Routing Inlay Channels

Cutting the inlay channels will be one of the most demanding jobs you will have outside of actually cutting the pearl pieces themselves. While this as a multi-step process, we will go over each of the steps carefully here.

Step #1 – Free Hand Routing:

Prepare your work carefully and get the guitar supported solidly so there is not any play or rocking going on.

Use a dental bit that is tapered to a point and use the Dremel Moto Tool free handed to complete this first pass. Hold the Dremel like you would hold a pen and cut. Cut down about 2mm or so and be sure you stay inside your lines. You will get a lot of dust flying around and if at any time you cannot see perfectly, stop and clear the surface.

This is a very slow process and take your time to get the cuts perfect. Vary the speed of the tool for optimal cutting of the wood. With experience you will improve you cutting technique.

Finish cutting the entire pattern and inspect your work carefully. Make any touchups as needed.
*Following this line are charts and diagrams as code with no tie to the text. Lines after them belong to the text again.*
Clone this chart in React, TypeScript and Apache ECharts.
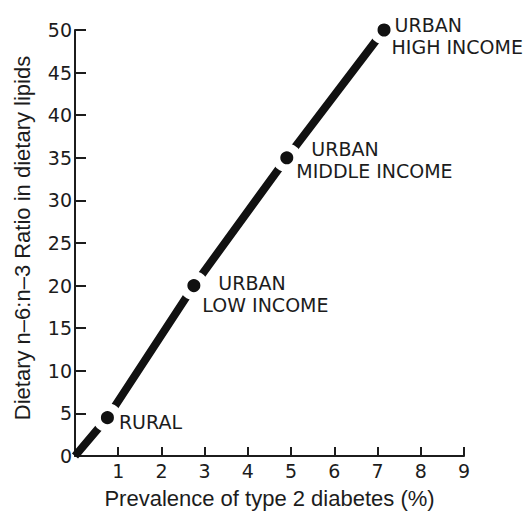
import React, { useEffect, useRef } from "react";
import * as echarts from "echarts";

// Data
const groupLine1 = ["RURAL", "URBAN", "URBAN", "URBAN"];
const groupLine2 = ["", "LOW INCOME", "MIDDLE INCOME", "HIGH INCOME"];
const diabetesPrevalence = [0.75, 2.75, 4.9, 7.15];
const n6n3Ratio = [4.5, 20, 35, 50];
const origin = [0, 0];

// Label placement (styling, not data)
const labelDistance = [-3, -6, -5, -7];
const labelOffsetY = [4, 8, 2, 6];
const firstLineIndent = [0, 16, 15, 3];

const INK = "#1c1c1c";
const LABEL_FONT = "DejaVu Sans";
const TITLE_FONT = "Liberation Sans";

export default function App() {
  const ref = useRef<HTMLDivElement>(null);

  useEffect(() => {
    if (!ref.current) return;
    const chart = echarts.init(ref.current, undefined, { renderer: "svg" });

    const pointItems = diabetesPrevalence.map((x, i) => {
      const line2 = groupLine2[i];
      return {
        value: [x, n6n3Ratio[i]],
        label: {
          show: true,
          position: "right",
          distance: labelDistance[i],
          offset: [0, labelOffsetY[i]],
          align: "left",
          formatter: line2 ? `{a|${groupLine1[i]}}\n{b|${line2}}` : `{a|${groupLine1[i]}}`,
          rich: {
            a: {
              fontFamily: LABEL_FONT,
              fontSize: 19,
              lineHeight: 22,
              color: INK,
              padding: [0, 0, 0, firstLineIndent[i]],
            },
            b: {
              fontFamily: LABEL_FONT,
              fontSize: 19,
              lineHeight: 22,
              color: INK,
            },
          },
        },
      };
    });

    const data = [
      { value: origin, symbol: "none", label: { show: false } },
      ...pointItems,
    ];

    chart.setOption({
      animation: false,
      grid: { left: 75, right: 60, top: 30, bottom: 54 },
      xAxis: {
        type: "value",
        min: 0,
        max: 9,
        interval: 1,
        name: "Prevalence of type 2 diabetes (%)",
        nameLocation: "middle",
        nameGap: 31,
        nameTextStyle: { fontFamily: TITLE_FONT, fontSize: 22, color: INK },
        splitLine: { show: false },
        axisLine: { show: true, lineStyle: { color: INK, width: 2 } },
        axisTick: { show: true, inside: true, length: 9, lineStyle: { color: INK, width: 2 } },
        axisLabel: {
          margin: 5,
          fontFamily: LABEL_FONT,
          fontSize: 19,
          color: INK,
          formatter: (v: number) => (v === 0 ? "" : String(v)),
        },
      },
      yAxis: {
        type: "value",
        min: 0,
        max: 50,
        interval: 5,
        name: "Dietary n–6:n–3 Ratio in dietary lipids",
        nameLocation: "middle",
        nameGap: 42,
        nameTextStyle: { fontFamily: TITLE_FONT, fontSize: 22, color: INK, padding: [0, 0, 0, 10] },
        splitLine: { show: false },
        axisLine: { show: true, lineStyle: { color: INK, width: 2 } },
        axisTick: { show: true, inside: true, length: 11, lineStyle: { color: INK, width: 2 } },
        axisLabel: {
          margin: 3,
          fontFamily: LABEL_FONT,
          fontSize: 19,
          color: INK,
        },
      },
      series: [
        {
          type: "line",
          data,
          symbol: "circle",
          symbolSize: 21,
          lineStyle: { color: "#111", width: 8, cap: "butt" },
          itemStyle: { color: "#111", borderColor: "#ffffff", borderWidth: 8 },
          emphasis: { disabled: true },
          z: 3,
        },
      ],
    });

    return () => chart.dispose();
  }, []);

  return (
    <div
      ref={ref}
      style={{ position: "fixed", left: 0, top: 0, width: 524, height: 514, background: "#fff" }}
    />
  );
}
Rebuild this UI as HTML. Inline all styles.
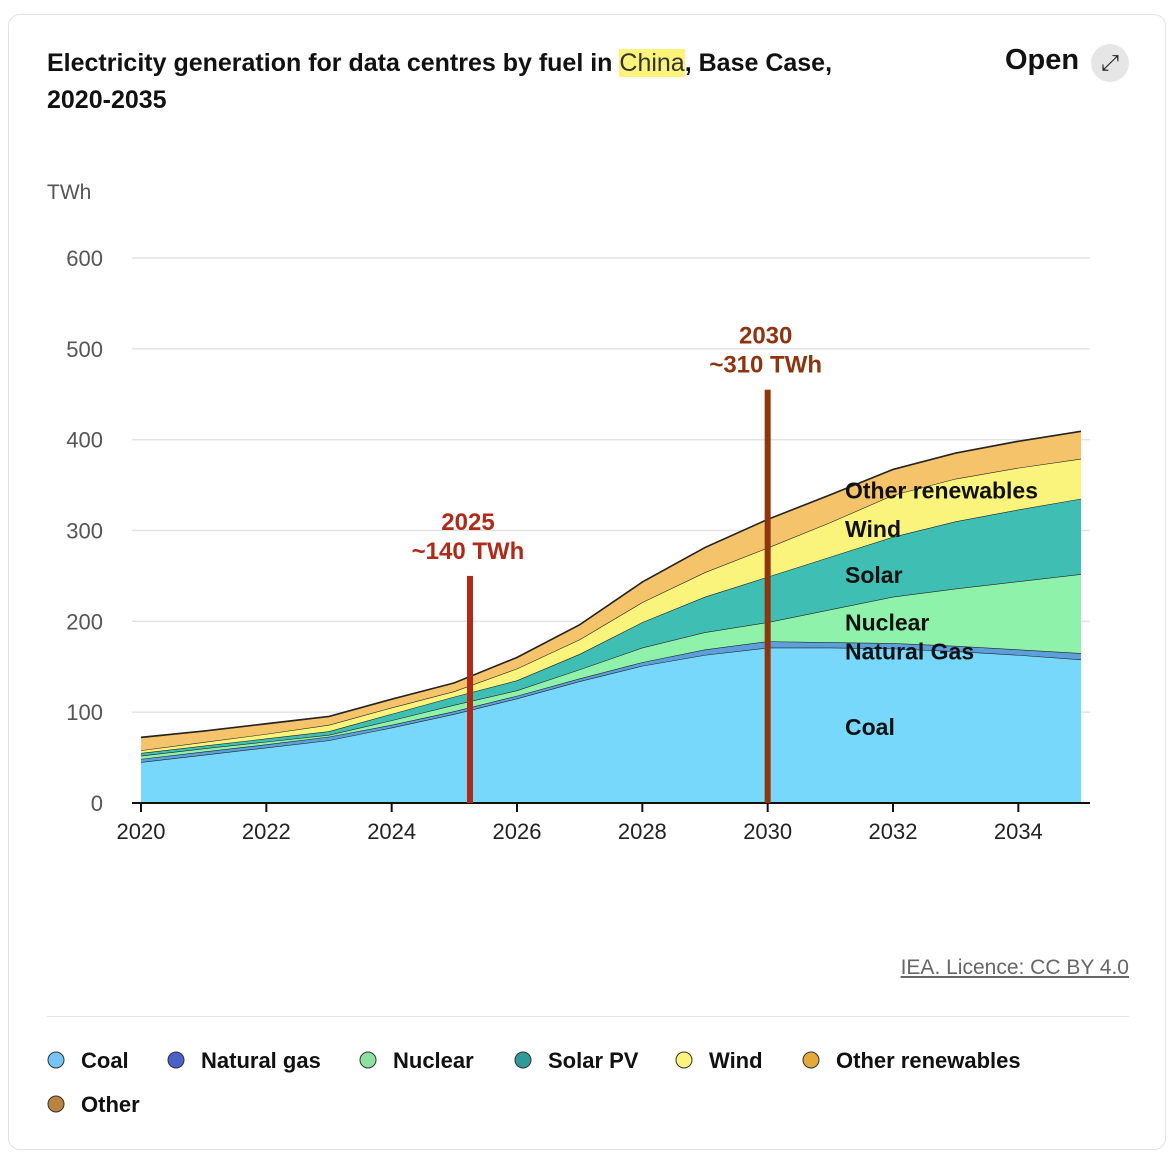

Step #2 – Routing With The Router Base:

Next chuck up a small down-cutting carbide bit and adjust the Dremel in the Router Base so that it cuts down to about 90% of the thickness of the inlay material.

Completely clean out all of the channels, going very slow while routing. Again, if at any time you loose your way (and this is very easy to do, especially with a complex design), just stop and clean the dust away, expose your lines and continue.

If you get tired or very bored, take a break. After a few minutes gain your composure again and you will find you have renewed energy to finish the task.

Step #3 – Undercutting The Channels:

Now we want to undercut the channels just a bit to hold the inlay in place, much as a dentist holds a filling in place. This also helps to keep the inlay from binding when it is inserted into the channel.

The ideal bit is a ball tipped one that will allow just a bit of undercutting, while at the same time utilizing the bit shank as a ‘guide’ so you can easily trace around the pattern. Also the best condition is if the ball cuts flush with the bottom of the channel floor, but not too close to the top of the wood piece. This is kind of tricky to find just the right bit to accomplish all of these things.

Refer to the diagram at the top of this article for a graphic representation of what I am talking about.

If you run across areas that are too tight to admit the ball to undercut the channel, use the pointed dentist bit and undercut in these areas.

Carefully inspect each channel for roughness and completeness. Inspect your scribed line to be sure there are not any tight areas. If so, rout them out and again, inspect the channels very thoroughly.